Parker County —
Agricultural exemptions — which generate substantial tax savings for those involved in agricultural production — are common in Parker County.
Tax rolls list 13,883 accounts with the so-called exemptions — actually tax reductions — out of a total of 78,000 properties categorized as real estate, almost 18 percent.
At the county’s Agrilife extension office, agents field the question, “How can I get an ag exemption?” about once a week, according to agent Jon Green.
A harder question to answer is whether these exemptions are being abused at a cost to other county taxpayers.
The value of an ag exemption
What is typically called an ag exemption is really an assessment valuation based on the income the land can be expected to produce, rather than its market value, Larry Hammonds, chief appraiser for the Parker County Appraisal District, said.
Pasture that has been improved will be assigned a greater value per acre than native pasture, he said, but the average productivity value assigned is around $100 per acre. Market values for the same land could be as high as $20,000 per acre.
“If you average all the market values from Peaster to Millsap to Aledo, you get an average of about $5,000 per acre,” he said. “The tax savings is just huge if you’ve got ag.”
For example, an individual with a one-acre tract with the average market value of $5,000 would pay about $115 in local taxes annually. The same tract valued according to productivity standards — at $100 per acre — requires an annual tax payment of only $2.30.
Exemptions apply only to vacant land, however, Hammonds said. Houses and barns are taxed according to their market value.
How to get an
The appraisal district is fairly lenient in granting ag exemptions because of the county’s agricultural history, Hammonds said.
To qualify, property owners must meet three basic criteria.
First, the land must be dedicated principally to agricultural use, with the production of crops, livestock, poultry, fish or exotic or wild animals to produce human food or other items of commercial value.
Secondly, the production must be at the same intensity as is common in the area. Property owners cannot claim an ag exemption if they have one cow on 100 acres, for example, if area stocking rates are higher.
Finally, property owners must show that their land has been dedicated to agricultural production for at least five of the past seven years.
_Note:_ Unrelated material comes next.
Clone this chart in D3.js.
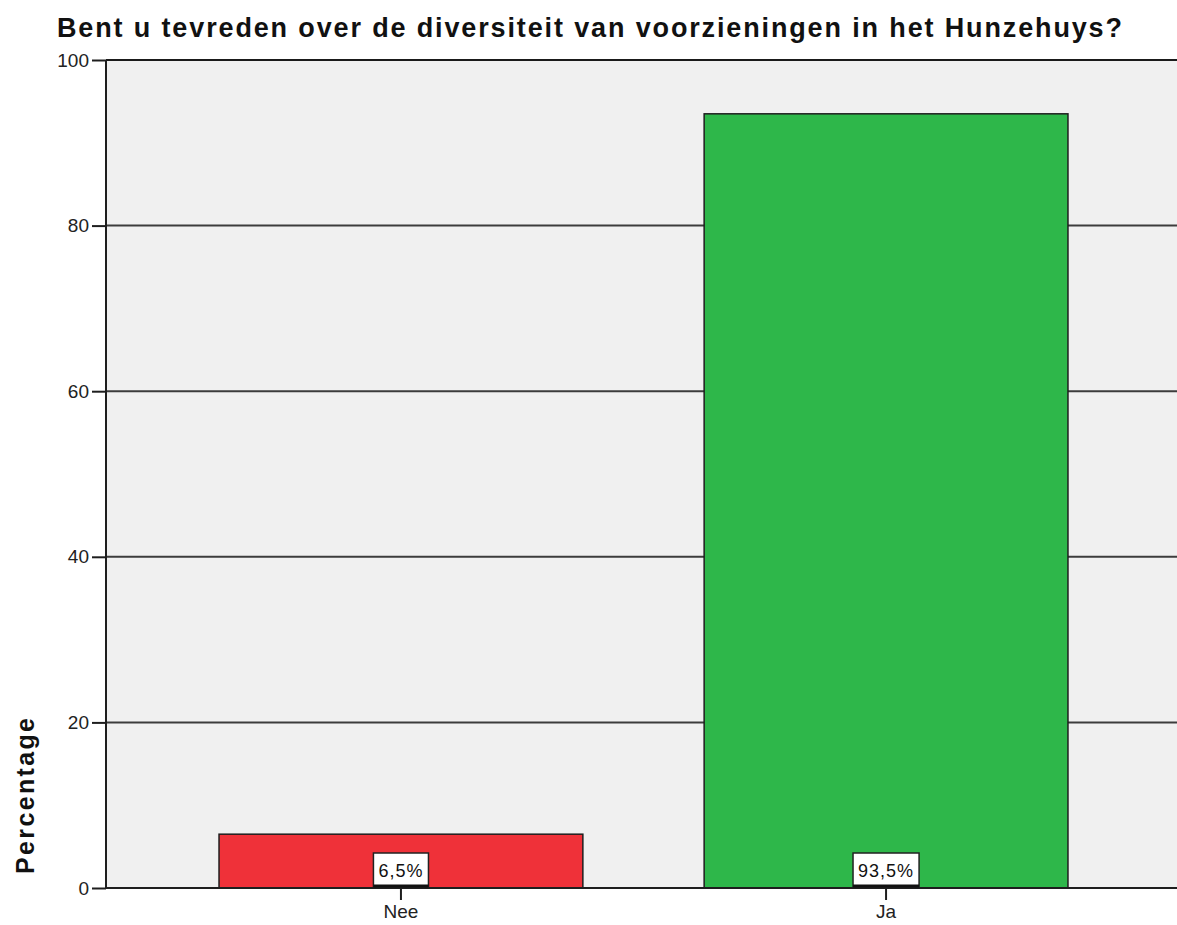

Green said what strikes him most about the interest in ag exemptions is the misconception that it is easy to be a farmer.
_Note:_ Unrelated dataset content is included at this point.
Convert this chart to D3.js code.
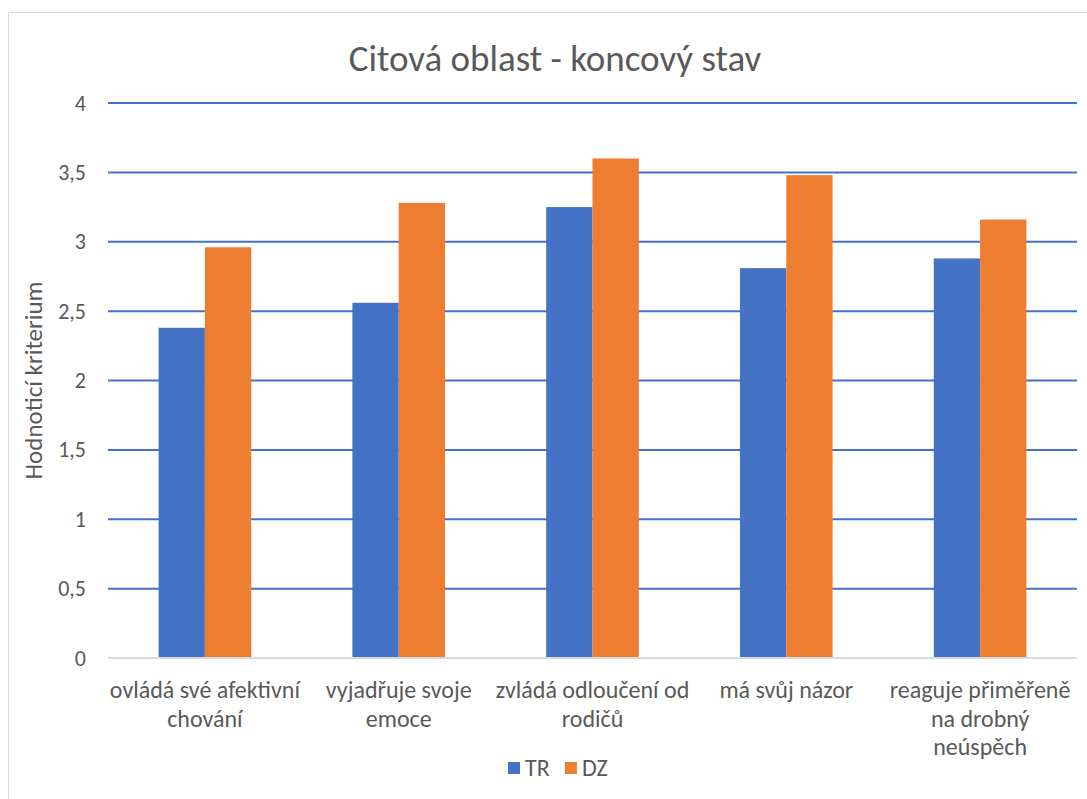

“People ask me about ag exemptions, and I ask them what it is they want to do, have a peach orchard or raise goats,” he said. “Our job is to educate them on what they want to produce.
“A lot of people I talk to don’t realize the work it takes to be involved in an agricultural commodity.”
The appraisal district uses aerial photography and conducts reappraisals every two years, Hammonds said, yet still finds it difficult to determine whether all the properties that have been given an ag exemption continue to merit one.
No further applications or annual filings are required once an ag exemption has been awarded. In addition, property owners can “lay out for two years,” since they only need to have the land in ag use for five of the past seven years.
“Someone may be letting their land stand idle because they didn’t get any rain,” Hammonds said. “But what it means is that we have to watch the property for two years [before we decide it no longer qualifies.]”
Another difficulty is Parker County’s 904 square miles have been carved into a large number of small-acreage tracts.
“If we had 100, 30,000-acre tracts, that would be one thing,” Hammonds said, “but we continue to subdivide the land, and we have thousands of 10- and 20-acre tracts.
“There’s no way we can be 100 percent [policing exemptions]. We may miss one or two here or there. But we are aware of how much the savings is, and we watch it pretty closely. We are not missing the big ranches.”
Green said he was unaware of any Parker County property owners who may be avoiding taxes through outdated ag exemptions.
a false claim
The law doesn’t really provide a penalty for continuing to claim an ag exemption after ag production ceases, Hammonds said.
“Once we determine the ag use has changed, we can trigger a tax rollback for up to a maximum of five years,” he said. “The amount is the difference between what should have been paid [with the land appraised at market value] and what was paid [with the land appraised for ag productivity] plus an annual interest rate of 7 percent.”
Hammonds said this year. fewer than 10 property owners received a certified letter stating the appraisal district suspected the ag use of their land had changed.
Stopping the abuse
The state constitution underwent changes in 1978, Hammonds said, that made it easier for property owners to claim ag exemptions.
“It used to be that to qualify you had to prove that 50 percent of your income was from agriculture,” he said, “and you had to apply for an exemption every year. But the law was amended so that it was geared more toward the preservation of open space. That made it easier.”
Hammonds said he doesn’t know how to end the abuse of ag exemptions and neither do elected representatives.
“This is a hot topic with legislators,” he said. “They have been looking at making it harder, but it is difficult to tighten up [after loosening the restrictions]. I don’t know the answer to avoiding and eliminating abuses.”